23 Temmuz 2009 00:00
HAYATIN İÇİNDEN
Avrupanın sınırı belli. Doğuda Bulgaristan ve Yunanistan . Türkiyenin kulak üstünde bekletiliyor olması, üye olarak alınacak olmasından değil, henüz yolunacak epey tüyü olmasından.
Bir kere Türkiye ile Avrupa Birliği üyesi ülkeleri karşılaştırdığımızda sokak yaşamında ciddi bir farklılık göze çarpıyor. Bahsedilen ekonomik durum filan değil, bireylerin davranışlarından ortaya çıkan toplumsal tavır.
Türkiye ve doğusu çok çocuklu geniş ailelerde bir arada yaşamaya, kalabalıklar oluşturmaya ve kalabalık içinde birbirine karışmaya şartlanmış. Türkiyenin batısı, Bulgaristandan başlayarak daha bireysel yaşam sürdürüyor. Küçük aileler içine kapanık. Kalabalıklarda bile yalnızlar. Birlikte eğleniyorlar ama o kadar. Sonra evli evine, köylü köyüne. Gece ev gezmeleri neredeyse yok. Buluşuluyorsa da dışarıda. Evlerde misafir odası diye bir şey de yok.
Türkiyenin doğusu gürültülü.

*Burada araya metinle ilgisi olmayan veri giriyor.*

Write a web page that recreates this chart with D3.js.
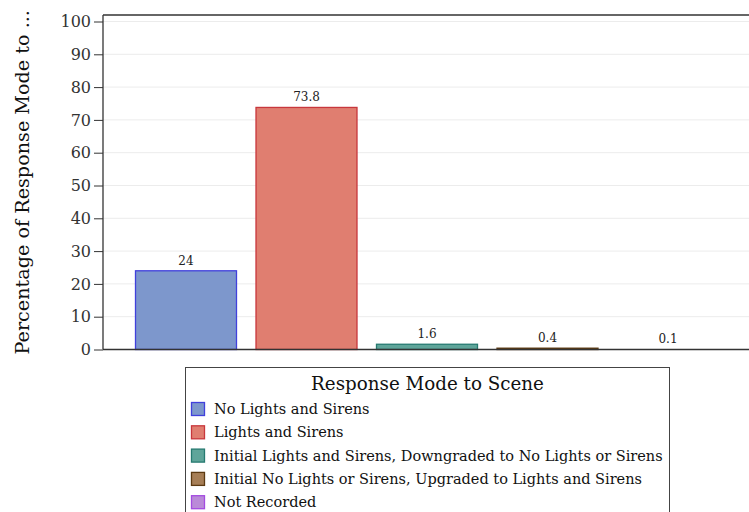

Birbirimizle bağırarak konuşmazsak anlaşamıyoruz. Çok bağırınca da kavga ediyoruz. Çabuk öfkelenip, çabuk sönüyoruz. Bizim batımız farklı Suç işlese bile mağdur durumunu korumayı becerecek kadar soğukkanlılar. Bu bireysel özelliklerin değişmesi kolay değil. Bu yüzden örneğin Almanyada Türkiyelilerle, Almanyalılar 50 yıldır kaynaşamamış. İkili ilişkilerde bizimkilerin abartılı hoşgörüsü insanı rahatsız edecek düzeyde.
Tabi en önemli fark dinin sokağa yansıması. Türkiye ve doğusu, toplumunun yarısını dışlamış. Kadınları yaşamayan bir toplumun, tek erkeklerin çabasıyla iyi işler yapması imkansız. Türkiyenin batısında ise kadınlar erkekleri sollamış. Üretmekten gelen güçleriyle daha etkinler. Almanyada erkek kahvesi geleneğini sürdüren tek toplum bizimkiler.
Hele çöplük konusu tam sorun. Hırvatlar tüm otoban boyunca neredeyse adım başı çöp sepeti koymuşlar. Bizim gurbetçiler yine de poşetleri araba camlarından fırlatmışlar. Büyük kentlerimiz dahi çöp yığını. Milliyetçiliğe gelince mangalda kül bırakmayan ama vatan toprağını çöp tenekesi gibi kullanan başka bir toplum var mı acaba? Temiz olsak büyüklerimiz Temizlik imandandır demek zorunda kalır mıydı?
Bırakın AB üyeliğini, bizim bize yakışır biçimde yaşamamız için bile en tepeden başlayarak değişmemiz lazım.